Objective →
Skip every picture, and extract verbatim the lines from the line containing "Rebuild this chart" to the line containing "showarrow=False, textangle=-90, font=titlefont)", both lines included.

## Start

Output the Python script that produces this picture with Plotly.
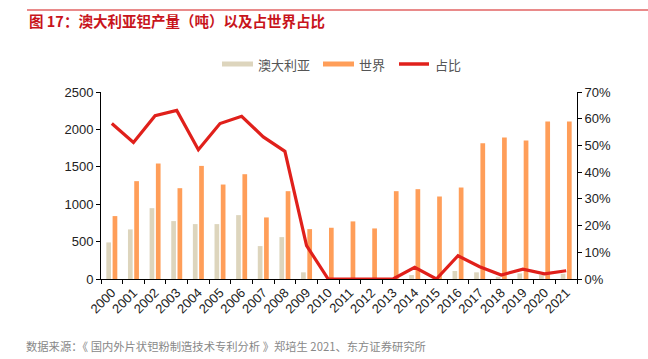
import plotly.graph_objects as go

years = [str(y) for y in range(2000, 2022)]
australia = [489, 663, 947, 774, 734, 734, 854, 440, 560, 89, 0, 0, 0, 0, 53, 0, 107, 89, 30, 75, 53, 71]
world = [841, 1308, 1544, 1214, 1512, 1263, 1401, 823, 1174, 667, 685, 770, 676, 1174, 1201, 1103, 1223, 1815, 1891, 1851, 2104, 2104]
share = [58.2, 51.1, 61.1, 63.1, 48.4, 58.2, 60.9, 53.2, 47.8, 12.5, 0, 0, 0, 0, 4.4, 0, 8.7, 4.6, 1.5, 3.7, 1.9, 3.1]
share_frac = [s / 100 for s in share]

BEIGE = "#DDD5BD"
ORANGE = "#FF9E59"
RED = "#E0201B"
FONT = "Noto Sans CJK SC"

W, H = 648, 359
L, R, T, B = 101, 577, 92, 279

def px(x):
    return (x - L) / (R - L)

def py(y):
    return (B - y) / (B - T)

fig = go.Figure()
fig.add_trace(go.Bar(x=years, y=australia, name="澳大利亚", marker=dict(color=BEIGE, line=dict(width=0))))
fig.add_trace(go.Bar(x=years, y=world, name="世界", marker=dict(color=ORANGE, line=dict(width=0))))
fig.add_trace(go.Scatter(x=years, y=share_frac, name="占比", mode="lines", yaxis="y2",
                         line=dict(color=RED, width=3.2)))

axis_common = dict(showgrid=False, zeroline=False, showline=True, linecolor="#000", linewidth=1,
                   ticks="outside", ticklen=4, tickcolor="#000",
                   tickfont=dict(family="Liberation Sans, Arial", size=13, color="#222"))

fig.update_layout(
    width=W, height=H,
    margin=dict(l=L, r=W - R, t=T, b=H - B),
    paper_bgcolor="white", plot_bgcolor="white",
    barmode="group", bargap=0.42, bargroupgap=0.25,
    showlegend=False,
    xaxis=dict(**axis_common, type="category", tickangle=-45, tickson="boundaries"),
    yaxis=dict(**axis_common, range=[0, 2500], dtick=500),
    yaxis2=dict(**axis_common, overlaying="y", side="right", range=[0, 0.7], dtick=0.1,
                tickformat=".0%"),
)

shapes = [
    dict(type="line", xref="paper", yref="paper", x0=px(27), x1=px(648), y0=py(10), y1=py(10),
         line=dict(color="#E98A8A", width=2)),
    dict(type="rect", xref="paper", yref="paper", x0=px(222), x1=px(253), y0=py(66.5), y1=py(61.5),
         fillcolor=BEIGE, line=dict(width=0)),
    dict(type="rect", xref="paper", yref="paper", x0=px(323), x1=px(354), y0=py(66.5), y1=py(61.5),
         fillcolor=ORANGE, line=dict(width=0)),
    dict(type="line", xref="paper", yref="paper", x0=px(399), x1=px(429), y0=py(64), y1=py(64),
         line=dict(color=RED, width=3.5)),
]
fig.update_layout(shapes=shapes)

ann = [
    dict(text="<b>图 17：澳大利亚钽产量（吨）以及占世界占比</b>", x=px(27), y=py(20), xanchor="left", yanchor="middle",
         font=dict(family=FONT, size=14.5, color="#C8141C")),
    dict(text="澳大利亚", x=px(256), y=py(64), xanchor="left", yanchor="middle",
         font=dict(family=FONT, size=13, color="#555")),
    dict(text="世界", x=px(357), y=py(64), xanchor="left", yanchor="middle",
         font=dict(family=FONT, size=13, color="#555")),
    dict(text="占比", x=px(433), y=py(64), xanchor="left", yanchor="middle",
         font=dict(family=FONT, size=13, color="#555")),
    dict(text="数据来源：《 国内外片状钽粉制造技术专利分析 》郑培生 2021、东方证券研究所", x=px(24), y=py(346),
         xanchor="left", yanchor="middle", font=dict(family=FONT, size=11.3, color="#888")),
]
for a in ann:
    a.update(xref="paper", yref="paper", showarrow=False)
fig.update_layout(annotations=ann)

fig.write_html("out.html", config={"displayModeBar": False},
               post_script="document.body.style.margin='0';document.body.style.overflow='hidden';")
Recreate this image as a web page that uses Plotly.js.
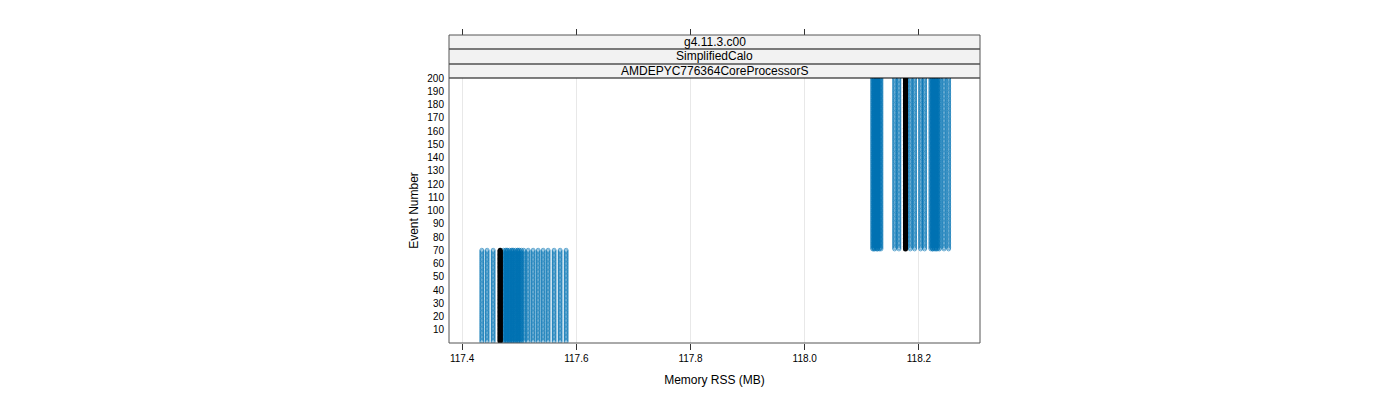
<!DOCTYPE html>
<html><head><meta charset="utf-8">
<script src="https://cdn.plot.ly/plotly-3.0.1.min.js"></script>
<style>html,body{margin:0;padding:0;background:#fff}#chart{width:1400px;height:400px}</style>
</head><body><div id="chart"></div>
<script>
// Strip labels
const stripLabels = ["g4.11.3.c00", "SimplifiedCalo", "AMDEPYC776364CoreProcessorS"];
// Event ranges of the two phases
const lowEventFirst = 1, lowEventLast = 70;
const highEventFirst = 71, highEventLast = 200;
// Memory RSS (MB) of each run in the two phases
const lowRSS = [117.4345, 117.4438, 117.4543, 117.4725, 117.4760, 117.4795, 117.4830, 117.4865, 117.4900, 117.4935, 117.4970, 117.5005, 117.5040, 117.5080, 117.4780, 117.4880, 117.4980,
                117.5156, 117.5243, 117.5331, 117.5419, 117.5506, 117.5611, 117.5716, 117.5821];
const highRSS = [118.1190, 118.1220, 118.1250, 118.1280, 118.1310, 118.1335, 118.1210, 118.1270, 118.1575, 118.1650, 118.1850, 118.1925, 118.2030, 118.2100,
                 118.2210, 118.2240, 118.2270, 118.2300, 118.2330, 118.2360, 118.2240, 118.2300, 118.2440, 118.2520];
// Median line per phase
const lowMedian = 117.4666;
const highMedian = 118.1765;
const xTicks = [117.4, 117.6, 117.8, 118.0, 118.2];
const yTicks = [10,20,30,40,50,60,70,80,90,100,110,120,130,140,150,160,170,180,190,200];

function events(a, b){ const r=[]; for(let e=a;e<=b;e++) r.push(e); return r; }
const lowEv = events(lowEventFirst, lowEventLast);
const highEv = events(highEventFirst, highEventLast);

const traces = [];
const mk = {symbol:'circle-open', size:4, color:'rgba(0,114,178,0.6)', line:{width:1, color:'rgba(0,114,178,0.6)'}};
lowRSS.forEach(v => traces.push({type:'scatter', mode:'markers', x: lowEv.map(()=>v), y: lowEv, marker: mk, hoverinfo:'skip', showlegend:false}));
highRSS.forEach(v => traces.push({type:'scatter', mode:'markers', x: highEv.map(()=>v), y: highEv, marker: mk, hoverinfo:'skip', showlegend:false}));
[[lowMedian, lowEv],[highMedian, highEv]].forEach(([v, ev]) => traces.push({
  type:'scatter', mode:'lines+markers', x: ev.map(()=>v), y: ev,
  line:{color:'#000', width:5}, marker:{symbol:'circle', size:5, color:'#000'}, hoverinfo:'skip', showlegend:false}));
// invisible trace for the top axis ticks
traces.push({type:'scatter', mode:'markers', x:[117.4], y:[100], xaxis:'x2', marker:{opacity:0}, hoverinfo:'skip', showlegend:false});

const H = 308, domTop = 265/H;
const s1 = (343-49)/H, s2 = (343-64)/H;
const shapes = [
  {type:'rect', xref:'paper', yref:'paper', x0:0, x1:1, y0:domTop, y1:1, fillcolor:'#f2f2f2', line:{width:0}, layer:'below'},
  {type:'line', xref:'paper', yref:'paper', x0:0, x1:1, y0:s1, y1:s1, line:{color:'#000', width:1}},
  {type:'line', xref:'paper', yref:'paper', x0:0, x1:1, y0:s2, y1:s2, line:{color:'#000', width:1}},
  {type:'line', xref:'paper', yref:'paper', x0:0, x1:1, y0:domTop, y1:domTop, line:{color:'#000', width:1}},
  {type:'rect', xref:'paper', yref:'paper', x0:0, x1:1, y0:0, y1:1, line:{color:'#555', width:1}}
];
const annotations = stripLabels.map((t,i) => ({
  xref:'paper', yref:'paper', x:0.5, y:[ (1+s1)/2, (s1+s2)/2, (s2+domTop)/2 ][i],
  text:t, showarrow:false, font:{size:12, color:'#000', family:'Liberation Sans, Arial, sans-serif'}, xanchor:'center', yanchor:'middle'
}));

const layout = {
  width:1400, height:400,
  margin:{l:449, r:420, t:35, b:57, pad:0},
  paper_bgcolor:'#fff', plot_bgcolor:'#fff',
  font:{family:'Liberation Sans, Arial, sans-serif', color:'#000'},
  xaxis:{range:[117.377, 118.307], tickvals:xTicks, ticktext:xTicks.map(v=>v.toFixed(1)),
    ticks:'outside', ticklen:6, tickcolor:'#333', showgrid:true, gridcolor:'#e8e8e8', zeroline:false,
    showline:false, tickfont:{size:10}, anchor:'y',
    title:{text:'Memory RSS (MB)', font:{size:12}, standoff:12}},
  xaxis2:{overlaying:'x', matches:'x', side:'top', anchor:'free', position:1, tickvals:xTicks, showticklabels:false,
    ticks:'outside', ticklen:6, tickcolor:'#333', showgrid:false, zeroline:false, showline:false},
  yaxis:{domain:[0, domTop], range:[0,200], tickvals:yTicks, ticks:'', showgrid:false, zeroline:false, showline:false,
    tickfont:{size:10}, ticklabelstandoff:4,
    title:{text:'Event Number', font:{size:12}, standoff:6}},
  shapes, annotations
};
Plotly.newPlot('chart', traces, layout, {staticPlot:true});
</script></body></html>
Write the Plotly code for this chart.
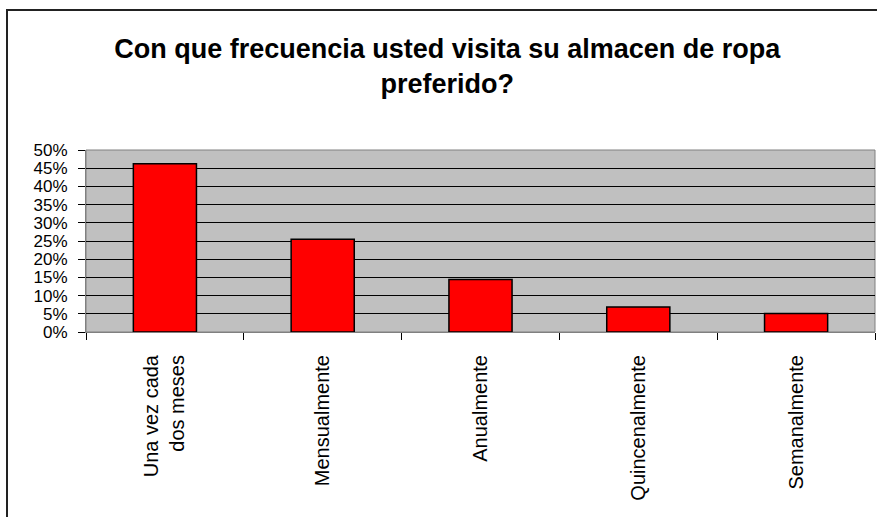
import plotly.graph_objects as go

# data
categories = ['Una vez cada<br>dos meses', 'Mensualmente', 'Anualmente', 'Quincenalmente', 'Semanalmente']
shares = [0.462, 0.255, 0.144, 0.069, 0.051]
title_text = 'Con que frecuencia usted visita su almacen de ropa<br>preferido?'

W, H = 877, 517
left, right, top, bottom = 86, 2, 150, 185

fig = go.Figure()

# red bars with black outline
fig.add_trace(go.Bar(
    x=categories,
    y=shares,
    marker=dict(color='#FF0000', line=dict(color='black', width=1.5)),
    width=0.4))

# outer chart frame (cut off at right/bottom like the reference)
plot_w = W - left - right
plot_h = H - top - bottom
fig.add_shape(type='rect', xref='paper', yref='paper',
              x0=(7 - left) / plot_w, x1=1.2,
              y0=-2.0, y1=(H - bottom - 10) / plot_h,
              line=dict(color='#222222', width=2), layer='below')

fig.update_layout(
    width=W, height=H,
    margin=dict(l=left, r=right, t=top, b=bottom),
    paper_bgcolor='white',
    plot_bgcolor='#C0C0C0',
    font=dict(family='Liberation Sans, Arial', color='black', size=17),
    title=dict(text=f'<b>{title_text}</b>', x=0.51, xanchor='center',
               y=1 - 58 / H, yanchor='middle',
               font=dict(size=27, family='Liberation Sans, Arial', color='black')),
    showlegend=False,
    bargap=0.6)

fig.update_xaxes(
    type='category',
    tickangle=-90,
    ticks='outside', ticklen=7, tickcolor='black',
    tickson='boundaries',
    ticklabelstandoff=14,
    showline=True, linecolor='#808080', linewidth=1,
    showgrid=False,
    tickfont=dict(size=20))

fig.update_yaxes(
    range=[0, 0.5],
    dtick=0.05,
    tickformat='.0%',
    ticks='outside', ticklen=7, tickcolor='black',
    ticklabelstandoff=7,
    showline=True, linecolor='#808080', linewidth=1,
    showgrid=True, gridcolor='black', gridwidth=1,
    zeroline=False,
    tickfont=dict(size=17))

# thin gray border around the plot area
fig.add_shape(type='rect', xref='paper', yref='paper', x0=0, x1=1, y0=0, y1=1,
              line=dict(color='#808080', width=1), layer='below')

# drop the default page margin so the figure sits at the window's corner
fig.write_html('out.html', config={'displayModeBar': False},
               post_script="document.body.style.margin='0';")
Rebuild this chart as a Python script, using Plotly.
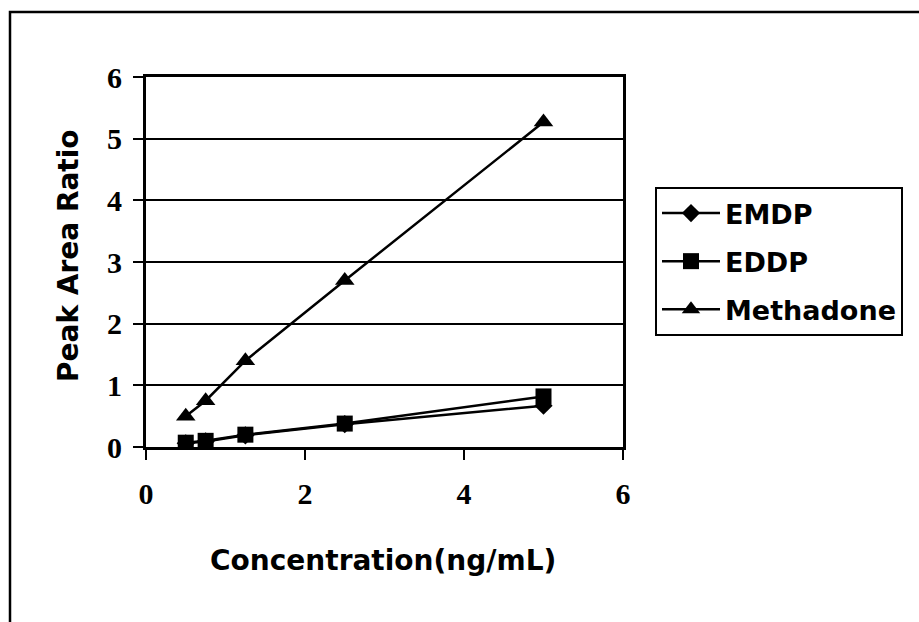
import plotly.graph_objects as go

conc = [0.5, 0.75, 1.25, 2.5, 5.0]
emdp = [0.06, 0.09, 0.19, 0.37, 0.67]
eddp = [0.07, 0.10, 0.20, 0.38, 0.82]
methadone = [0.50, 0.75, 1.40, 2.70, 5.27]

x_ticks = [0, 2, 4, 6]
y_ticks = [0, 1, 2, 3, 4, 5, 6]

W, H = 919, 622
L, R, T, B = 146, 296, 77, 175

fig = go.Figure()
series = [("EMDP", emdp, "diamond", 14), ("EDDP", eddp, "square", 16), ("Methadone", methadone, "triangle-up", 17)]
for name, vals, sym, sz in series:
    fig.add_trace(go.Scatter(
        x=conc, y=vals, name=name, mode="lines+markers", legendgroup=name,
        line=dict(color="black", width=2.5),
        marker=dict(symbol=sym, size=sz, color="black"),
    ))

tickfont = dict(family="Liberation Serif", size=30, color="black", weight=700)
fig.update_xaxes(range=[0, 6], tickvals=x_ticks, ticktext=["<b>%d</b>" % v for v in x_ticks],
                 showline=True, linecolor="black", linewidth=3, mirror=True,
                 ticks="outside", ticklen=10, tickwidth=2, tickcolor="black",
                 showgrid=False, zeroline=False, tickfont=tickfont, ticklabelstandoff=8)
fig.update_yaxes(range=[0, 6], tickvals=y_ticks, ticktext=["<b>%d</b>" % v for v in y_ticks],
                 showline=True, linecolor="black", linewidth=3, mirror=True,
                 ticks="outside", ticklen=10, tickwidth=2, tickcolor="black",
                 showgrid=True, gridcolor="black", gridwidth=2, zeroline=False,
                 tickfont=tickfont, ticklabelstandoff=5)

pw, ph = W - L - R, H - T - B
def px(xp):
    return (xp - L) / pw
def py(yp):
    return (H - B - yp) / ph

titlefont = dict(family="DejaVu Sans", size=28, color="black", weight="bold")
fig.add_annotation(text="Concentration(ng/mL)", x=px(383), y=py(560), xref="paper", yref="paper",
                   xanchor="center", yanchor="middle", showarrow=False, font=titlefont)
fig.add_annotation(text="Peak Area Ratio", x=px(68), y=py(256), xref="paper", yref="paper",
                   xanchor="center", yanchor="middle", showarrow=False, textangle=-90, font=titlefont)

fig.add_shape(type="rect", xref="paper", yref="paper", x0=px(10), y0=py(660), x1=px(960), y1=py(12),
              line=dict(color="black", width=2.5), fillcolor="rgba(0,0,0,0)", layer="below")

fig.update_layout(
    width=W, height=H, margin=dict(l=L, r=R, t=T, b=B),
    paper_bgcolor="white", plot_bgcolor="white",
    showlegend=True,
    legend=dict(x=px(655), y=py(187), xanchor="left", yanchor="top",
                bordercolor="black", borderwidth=2, bgcolor="white",
                font=dict(family="DejaVu Sans", size=27, color="black", weight="bold"),
                tracegroupgap=10, itemwidth=58),
)

fig.write_html("out.html")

## End

Response →
Rebuild this chart as a Python script, using Plotly.
import plotly.graph_objects as go

conc = [0.5, 0.75, 1.25, 2.5, 5.0]
emdp = [0.06, 0.09, 0.19, 0.37, 0.67]
eddp = [0.07, 0.10, 0.20, 0.38, 0.82]
methadone = [0.50, 0.75, 1.40, 2.70, 5.27]

x_ticks = [0, 2, 4, 6]
y_ticks = [0, 1, 2, 3, 4, 5, 6]

W, H = 919, 622
L, R, T, B = 146, 296, 77, 175

fig = go.Figure()
series = [("EMDP", emdp, "diamond", 14), ("EDDP", eddp, "square", 16), ("Methadone", methadone, "triangle-up", 17)]
for name, vals, sym, sz in series:
    fig.add_trace(go.Scatter(
        x=conc, y=vals, name=name, mode="lines+markers", legendgroup=name,
        line=dict(color="black", width=2.5),
        marker=dict(symbol=sym, size=sz, color="black"),
    ))

tickfont = dict(family="Liberation Serif", size=30, color="black", weight=700)
fig.update_xaxes(range=[0, 6], tickvals=x_ticks, ticktext=["<b>%d</b>" % v for v in x_ticks],
                 showline=True, linecolor="black", linewidth=3, mirror=True,
                 ticks="outside", ticklen=10, tickwidth=2, tickcolor="black",
                 showgrid=False, zeroline=False, tickfont=tickfont, ticklabelstandoff=8)
fig.update_yaxes(range=[0, 6], tickvals=y_ticks, ticktext=["<b>%d</b>" % v for v in y_ticks],
                 showline=True, linecolor="black", linewidth=3, mirror=True,
                 ticks="outside", ticklen=10, tickwidth=2, tickcolor="black",
                 showgrid=True, gridcolor="black", gridwidth=2, zeroline=False,
                 tickfont=tickfont, ticklabelstandoff=5)

pw, ph = W - L - R, H - T - B
def px(xp):
    return (xp - L) / pw
def py(yp):
    return (H - B - yp) / ph

titlefont = dict(family="DejaVu Sans", size=28, color="black", weight="bold")
fig.add_annotation(text="Concentration(ng/mL)", x=px(383), y=py(560), xref="paper", yref="paper",
                   xanchor="center", yanchor="middle", showarrow=False, font=titlefont)
fig.add_annotation(text="Peak Area Ratio", x=px(68), y=py(256), xref="paper", yref="paper",
                   xanchor="center", yanchor="middle", showarrow=False, textangle=-90, font=titlefont)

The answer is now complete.